Who This Is For and Who It Isn't
This approach works for newsletter creators who are already producing consistent, substantive work and who want LinkedIn to generate something real: consulting inquiries, speaking invitations, sponsorship conversations, or a referral network that compounds over time. If your newsletter is a side project and you want it to stay that way, the logic here still applies but the stakes are lower. If you are building toward $200k or beyond in revenue tied to your newsletter brand, this is the only LinkedIn strategy worth your time.
This is not for creators who are still figuring out their editorial focus. If you do not yet have a clear point of view that you defend consistently across issues, there is nothing to make visible on LinkedIn. The strategy depends on having genuine editorial convictions, not a content calendar. It also does not apply if you are running a newsletter as a pure lead magnet for an agency or product business where the editorial content is secondary. That is a different use case with different mechanics.
If you are still optimizing for follower count or post impressions as the primary signal of LinkedIn success, this approach will feel wrong to you. It is not built for reach. It is built for depth, and depth is what converts.
The Editorial Transparency Method
What I call the Editorial Transparency Method is built on a single premise: your audience on LinkedIn does not need to read your newsletter to trust your judgment. They need to see your judgment in action. The method has three components that work together.
The first is pre-issue thinking posts. Before an issue goes out, you post about the editorial decision you are wrestling with. Not a teaser, not a preview. A genuine articulation of why the angle you are taking is the right one and what you had to set aside to get there. This works because it invites intellectual engagement before the payoff exists. People who respond to that post are not clicking a link. They are joining a conversation, and that is a fundamentally different relationship.
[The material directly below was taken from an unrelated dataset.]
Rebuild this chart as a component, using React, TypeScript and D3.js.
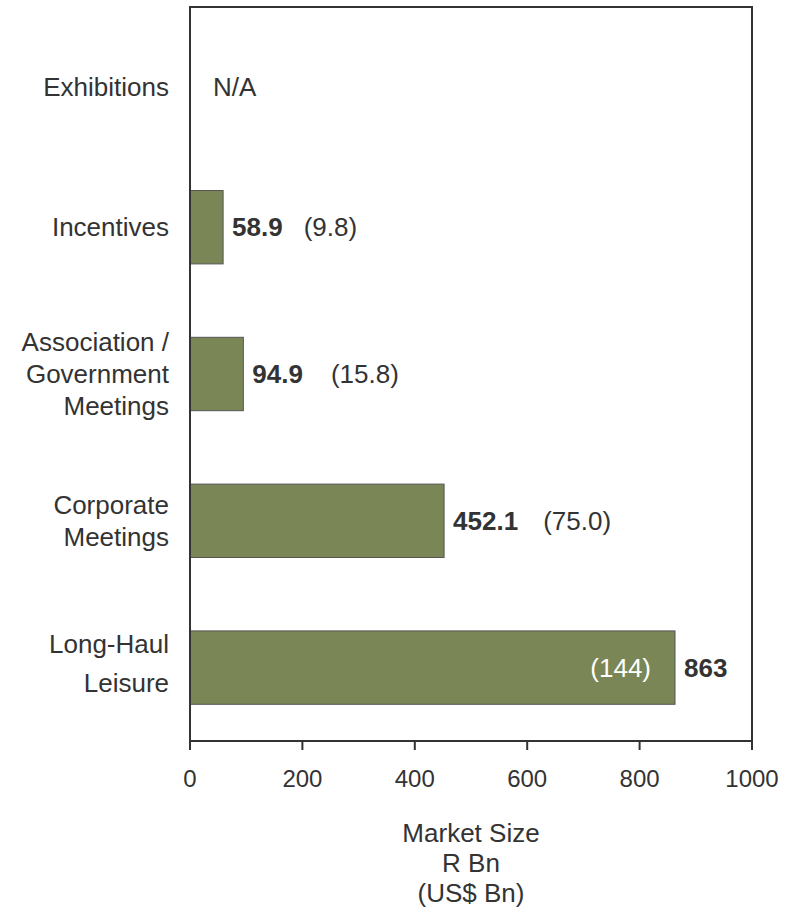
import React from "react";
import * as d3 from "d3";

const categories = ["Exhibitions", "Incentives", "Association / Government Meetings", "Corporate Meetings", "Long-Haul Leisure"];
const labelLines = [["Exhibitions"], ["Incentives"], ["Association /", "Government", "Meetings"], ["Corporate", "Meetings"], ["Long-Haul", "Leisure"]];
const randValues: (number | null)[] = [null, 58.9, 94.9, 452.1, 863];
const randLabels = ["N/A", "58.9", "94.9", "452.1", "863"];
const usdLabels = ["", "(9.8)", "(15.8)", "(75.0)", "(144)"];
const xTicks = [0, 200, 400, 600, 800, 1000];
const axisTitle = ["Market Size", "R Bn", "(US$ Bn)"];

const W = 790, H = 911;
const M = { left: 190, right: 752, top: 7, bottom: 741 };
const FONT = "'Liberation Sans', Arial, Helvetica, sans-serif";
const TXT = "#333333";
const FILL = "#7b8656";

export default function App() {
  const x = d3.scaleLinear().domain([0, 1000]).range([M.left, M.right]);
  const y = d3.scaleBand<string>().domain(categories).range([M.top, M.bottom]).paddingInner(0.5).paddingOuter(0.25);
  const bw = y.bandwidth();
  const usdGap = [0, 21, 28, 25];
  const lineGaps = [32, 32, 32, 32, 39];
  const labelShift = [6, 0, 0, 0, -4];
  const boldWidth = (s: string) => {
    let w = 0;
    for (const ch of s) w += ch === "." ? 0.278 : 0.556;
    return w * 26;
  };

  return (
    <svg width={W} height={H} style={{ position: "absolute", left: 0, top: 0, background: "#fff" }} fontFamily={FONT}>
      {categories.map((c, i) => {
        const cy = (y(c) as number) + bw / 2;
        const v = randValues[i];
        const lines = labelLines[i];
        const g = lineGaps[i];
        const startY = cy + labelShift[i] - ((lines.length - 1) * g) / 2;
        return (
          <g key={c}>
            {lines.map((l, j) => (
              <text key={j} x={169} y={startY + j * g} dy="0.35em" textAnchor="end" fontSize={26} fill={TXT}>{l}</text>
            ))}
            {v === null ? (
              <text x={x(0) + 23} y={cy + labelShift[i]} dy="0.35em" fontSize={26} fill={TXT}>{randLabels[i]}</text>
            ) : (
              <>
                <rect x={x(0)} y={y(c)} width={x(v) - x(0)} height={bw} fill={FILL} stroke="#555" strokeWidth={1} />
                <text x={x(v) + 9} y={cy} dy="0.35em" fontSize={26} fontWeight="bold" fill={TXT}>{randLabels[i]}</text>
                {i === categories.length - 1 ? (
                  <text x={x(v) - 24} y={cy} dy="0.35em" fontSize={26} textAnchor="end" fill="#ffffff">{usdLabels[i]}</text>
                ) : (
                  <text x={x(v) + 9 + boldWidth(randLabels[i]) + usdGap[i]} y={cy} dy="0.35em" fontSize={26} fill={TXT}>{usdLabels[i]}</text>
                )}
              </>
            )}
          </g>
        );
      })}
      <rect x={M.left} y={M.top} width={M.right - M.left} height={M.bottom - M.top} fill="none" stroke="#333" strokeWidth={2} />
      {xTicks.map(t => (
        <g key={t}>
          <line x1={x(t)} x2={x(t)} y1={M.bottom} y2={M.bottom + 9} stroke="#333" strokeWidth={2} />
          <text x={x(t)} y={787} textAnchor="middle" fontSize={24} fill={TXT}>{t}</text>
        </g>
      ))}
      {axisTitle.map((l, j) => (
        <text key={j} x={(M.left + M.right) / 2} y={842 + j * 30} textAnchor="middle" fontSize={26} fill={TXT}>{l}</text>
      ))}
    </svg>
  );
}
The second is post-issue reflection posts. After an issue goes out, you post about what surprised you in the response, what you would change, or what the reaction revealed about your readers' assumptions versus your own. This is where most creators leave enormous value on the table. The issue is done, they move on. But the conversation around the issue, the friction and the resonance, is often more revealing than the issue itself. Sharing that reflection publicly signals that you are not just a producer of content but a thinker who takes feedback seriously.
The third is rejection posts. Occasionally, you post about an angle you considered and chose not to take, and why. This is the most underused format in newsletter marketing and one of the highest-trust signals available. When you explain what you decided not to do and your reasoning, you give readers insight into your standards. That is what separates a creator with a point of view from a creator who covers a topic.
For practical guidance on how this connects to your broader LinkedIn presence, the framework in LinkedIn for Brand Strategists: How to Build a Presence That Reflects the Depth of Your Work maps directly to this kind of positioning. Brand strategists and newsletter creators face the same core challenge: their most valuable asset is invisible until they make their reasoning explicit.
What This Looks Like at Scale
At Hivemind, across 500+ posts and 5.2M impressions, the content that consistently generates inbound conversations is not the content that announces something. It is the content that exposes the thinking behind a decision. For newsletter creators, this means your LinkedIn presence should read less like a media kit and more like a behind-the-scenes account of how you actually edit. The mechanics of that translate directly into business outcomes because prospects who reach out after following your editorial reasoning are not asking what you do. They already understand it. The sales conversation is shorter, the fit is better, and the retainer or engagement tends to be more durable.
This also matters for how you think about platform risk. A newsletter audience is one algorithm change, one deliverability problem, or one platform policy shift away from disruption. An audience that follows you because they trust your judgment, not because they subscribed to a list, is portable. They find you when you move. They tell others when you publish something worth reading. They respond when you ask for input. That is not a distribution list. That is a real audience, and it is built through LinkedIn when you use it correctly.
If you want to understand how this connects to the broader system of profile, engagement, and content working together, The LinkedIn Growth Playbook: Profile, Engagement, and Content Systems That Actually Compound covers the infrastructure that makes the Editorial Transparency Method sustainable over time rather than a sprint that burns out in quarter two.
The Strategic Implication
Newsletter creators who make their editorial thinking visible on LinkedIn are not just building a bigger audience. They are building a different kind of audience, one that understands their perspective deeply enough to seek them out for work that extends beyond the newsletter itself. At the $200k to $2M revenue range, that distinction is the difference between a creator business that stalls and one that compounds. The newsletter becomes the proof of your thinking. LinkedIn becomes the place where your thinking earns trust before anyone reads a single issue. When those two things work together, the business trajectory changes because you stop relying on any single platform to carry the weight of your positioning, and you start building something that survives the next algorithm shift, the next platform pivot, and the next wave of creators entering your space.